This was the title of an article that caught my eye whilst having tea and toast with LB down at my local this morning. The thing that is hard to bet against is the price of TSLA – which if the press is to be believed seems to have become somewhat of a national sport among various US-based hedge funds. TSLA may be a Ponzi scheme, it may have dodgy financials, it may build shit cars (anyone who says otherwise has never driven a European car at the same price point) and Elon Musk could be as mad as a box of frogs but these are all speculative statements. The fact of the matter is that TSLA is trending up as can be seen below.
Granted the stock price is subject to extreme drawdown but it is not currently in drawdown because it is not currently in a drawdown. This may seem to an obvious thing to say but it is a point that has escaped many. However, there is a but as there always is. The chart below shows the actual short sale percentage.

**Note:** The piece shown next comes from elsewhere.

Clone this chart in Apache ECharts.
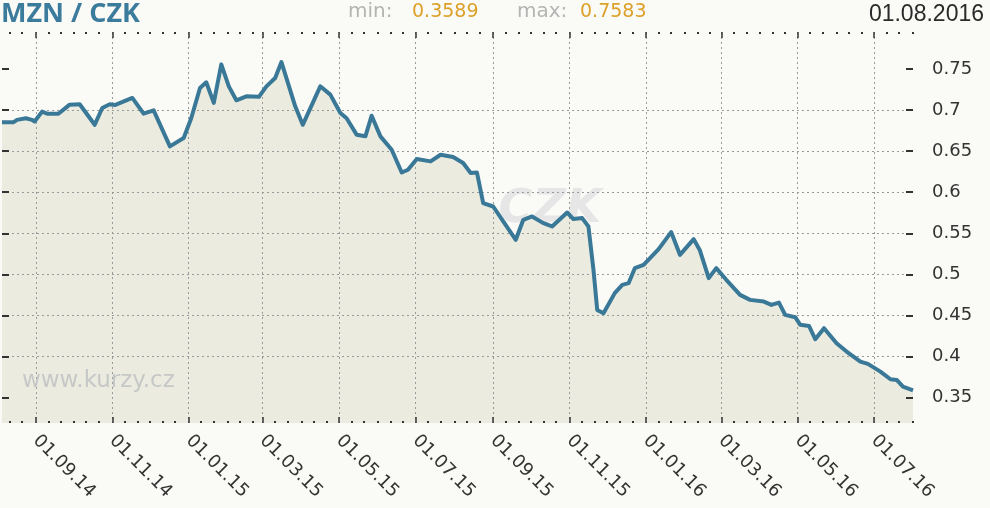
<!DOCTYPE html>
<html>
<head>
<meta charset="utf-8">
<script src="https://cdn.jsdelivr.net/npm/echarts@6/dist/echarts.min.js"></script>
<style>
html,body{margin:0;padding:0;background:#fafaf7;}
#chart{width:990px;height:508px;}
</style>
</head>
<body>
<div id="chart"></div>
<script>
// ---- data ----
var startDate = '2014-08-05';
var endDate = '2016-08-01';
var rateDates = [
 '2014-08-05','2014-08-14','2014-08-17','2014-08-24','2014-08-29','2014-08-31',
 '2014-09-06','2014-09-10','2014-09-19','2014-09-28','2014-10-06','2014-10-18',
 '2014-10-24','2014-10-30','2014-11-03','2014-11-17','2014-11-26','2014-12-04',
 '2014-12-17','2014-12-28','2015-01-03','2015-01-10','2015-01-15','2015-01-21',
 '2015-01-27','2015-02-02','2015-02-08','2015-02-16','2015-02-26','2015-03-04',
 '2015-03-11','2015-03-16','2015-03-27','2015-04-02','2015-04-16','2015-04-24',
 '2015-05-02','2015-05-07','2015-05-15','2015-05-22','2015-05-27','2015-06-03',
 '2015-06-12','2015-06-20','2015-06-25','2015-07-02','2015-07-13','2015-07-21',
 '2015-07-31','2015-08-08','2015-08-14','2015-08-19','2015-08-24','2015-09-01',
 '2015-09-09','2015-09-19','2015-09-25','2015-10-02','2015-10-11','2015-10-18',
 '2015-10-30','2015-11-04','2015-11-11','2015-11-16','2015-11-20','2015-11-23',
 '2015-11-28','2015-12-07','2015-12-13','2015-12-18','2015-12-23','2015-12-30',
 '2016-01-11','2016-01-21','2016-01-28','2016-02-08','2016-02-13','2016-02-20',
 '2016-02-26','2016-03-05','2016-03-16','2016-03-24','2016-04-04','2016-04-10',
 '2016-04-16','2016-04-21','2016-04-29','2016-05-03','2016-05-10','2016-05-15',
 '2016-05-22','2016-06-01','2016-06-09','2016-06-20','2016-06-26','2016-07-06',
 '2016-07-14','2016-07-19','2016-07-24','2016-08-01'
];
var rateValues = [
 0.685,0.685,0.688,0.690,0.688,0.686,
 0.698,0.6955,0.6955,0.7065,0.707,0.682,
 0.7025,0.707,0.706,0.7147,0.6955,0.6996,
 0.6557,0.666,0.690,0.7268,0.7337,0.7086,
 0.7555,0.7288,0.7118,0.7167,0.716,0.7288,
 0.739,0.7583,0.7045,0.682,0.7288,0.7187,
 0.6964,0.690,0.670,0.668,0.6931,0.6679,
 0.6517,0.624,0.6273,0.6404,0.6375,0.6456,
 0.6428,0.6355,0.6233,0.624,0.5868,0.5826,
 0.5644,0.5421,0.5664,0.5705,0.5624,0.5583,
 0.5753,0.5673,0.5685,0.5583,0.5056,0.4568,
 0.4528,0.4772,0.4873,0.4893,0.5076,0.5116,
 0.5308,0.5515,0.5238,0.5429,0.529,0.4954,
 0.5076,0.4934,0.4751,0.4690,0.4669,0.4629,
 0.4657,0.4507,0.4479,0.4386,0.4373,0.4211,
 0.4345,0.4163,0.4061,0.3939,0.3911,0.3817,
 0.3724,0.3716,0.3634,0.3589
];
var yTicks = [0.35, 0.4, 0.45, 0.5, 0.55, 0.6, 0.65, 0.7, 0.75];
var yMin = 0.3192, yMax = 0.7949;
var titleText = 'MZN / CZK';
var minText = '0.3589', maxText = '0.7583';
var dateText = '01.08.2016';

// ---- build day categories ----
function pad(n){return n<10?'0'+n:''+n;}
var days = [];
(function(){
  var d = new Date(startDate + 'T00:00:00Z');
  var e = new Date(endDate + 'T00:00:00Z');
  while (d.getTime() <= e.getTime()) {
    days.push(d.getUTCFullYear()+'-'+pad(d.getUTCMonth()+1)+'-'+pad(d.getUTCDate()));
    d = new Date(d.getTime() + 86400000);
  }
})();
function isMajor(i, v){
  var m = +v.slice(5,7), dd = +v.slice(8,10);
  return dd === 1 && (m % 2 === 1);
}
function isMinor(i, v){
  var m = +v.slice(5,7), dd = +v.slice(8,10);
  if (dd === 11 || dd === 21) return true;
  return dd === 1 && (m % 2 === 0);
}
var seriesData = rateDates.map(function(d, i){ return [d, rateValues[i]]; });

var FONT = 'DejaVu Sans';
function xAxisCfg(pos, major){
  return {
    type: 'category', data: days, position: pos, boundaryGap: false,
    gridIndex: 0, z: 5,
    axisLine: {show: false},
    axisTick: {show: true, inside: true, length: major ? 6 : 2,
      interval: major ? isMajor : isMinor,
      lineStyle: {color: '#333', width: major ? 1.5 : 2}},
    axisLabel: {show: pos === 'bottom' && major, interval: isMajor, rotate: -45,
      margin: 15, fontFamily: FONT, fontSize: 18, color: '#333',
      formatter: function(v){ return v.slice(8,10)+'.'+v.slice(5,7)+'.'+v.slice(2,4); }},
    splitLine: {show: pos === 'bottom' && major, interval: isMajor,
      lineStyle: {color: '#9a9a9a', width: 1, type: [2, 3]}}
  };
}
function yAxisCfg(pos){
  return {
    type: 'value', position: pos, min: yMin, max: yMax, splitNumber: 9, z: 5,
    axisLine: {show: false},
    axisTick: {show: true, inside: true, length: 7, customValues: yTicks,
      lineStyle: {color: '#333', width: 2}},
    axisLabel: {show: pos === 'right', customValues: yTicks, margin: 19,
      fontFamily: FONT, fontSize: 18, color: '#333'},
    splitLine: {show: pos === 'right', showMinLine: false, showMaxLine: false,
      lineStyle: {color: '#9a9a9a', width: 1, type: [2, 3]}}
  };
}

var chart = echarts.init(document.getElementById('chart'), null, {renderer: 'canvas'});
chart.setOption({
  backgroundColor: '#fafaf7',
  animation: false,
  grid: {left: 2, right: 77, top: 32, bottom: 85},
  xAxis: [xAxisCfg('bottom', true), xAxisCfg('bottom', false), xAxisCfg('top', true), xAxisCfg('top', false)],
  yAxis: [yAxisCfg('right'), yAxisCfg('left')],
  graphic: [
    {type: 'text', left: 1, top: 1, z: 10, style: {text: titleText, fontFamily: 'Open Sans', fontWeight: 'bold', fontSize: 27, fill: '#3b7b9c'}},
    {type: 'text', x: 348, y: 12, z: 10, style: {text: 'min:', fontFamily: FONT, fontSize: 20, fill: '#b4b4b4', verticalAlign: 'middle'}},
    {type: 'text', x: 412, y: 12, z: 10, style: {text: minText, fontFamily: FONT, fontSize: 19, fill: '#dda12a', verticalAlign: 'middle'}},
    {type: 'text', x: 517, y: 12, z: 10, style: {text: 'max:', fontFamily: FONT, fontSize: 20, fill: '#b4b4b4', verticalAlign: 'middle'}},
    {type: 'text', x: 580, y: 12, z: 10, style: {text: maxText, fontFamily: FONT, fontSize: 19, fill: '#dda12a', verticalAlign: 'middle'}},
    {type: 'text', x: 984, y: 15, z: 10, style: {text: dateText, fontFamily: 'Liberation Sans', fontSize: 23, fill: '#2a2a2a', align: 'right', verticalAlign: 'middle'}},
    {type: 'text', x: 22, y: 381, z: 10, style: {text: 'www.kurzy.cz', fontFamily: FONT, fontSize: 23, fill: '#c6c8c8', verticalAlign: 'middle'}},
    {type: 'text', x: 550, y: 210, z: -1, style: {text: 'CZK', fontFamily: FONT, fontWeight: 'bold', fontStyle: 'italic', fontSize: 46, fill: '#e6e6e6', align: 'center', verticalAlign: 'middle'}}
  ],
  series: [
    {type: 'line', name: 'area', xAxisIndex: 0, yAxisIndex: 0, data: seriesData, z: 1,
      showSymbol: false, symbol: 'none', lineStyle: {width: 0, opacity: 0},
      areaStyle: {color: '#ebecdf', opacity: 1}, silent: true},
    {type: 'line', name: 'MZN/CZK', xAxisIndex: 0, yAxisIndex: 0, data: seriesData, z: 8,
      showSymbol: false, symbol: 'none', lineStyle: {width: 4, color: '#3a7898', join: 'round'}}
  ]
});
</script>
</body>
</html>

As can be seen, the actual percentage of shares outstanding has dropped quite sharply since hitting a peak in July 2019. We, therefore, have two captives to a flawed narrative. Those who are betting against a share that has been trending up for the past eight months and those who are reporting that somehow TSLA is in the grip of an attack by short-sellers. As can be seen from the chart below TSLA traditionally has a high level of short-seller interest but the current level of interest is at historic lows.
In any form of trading context is everything and without context, your narrative is either fit only for wrapping fish and chips in or costing you and those silly enough to invest with you a small fortune. As they say, don’t fight the tape.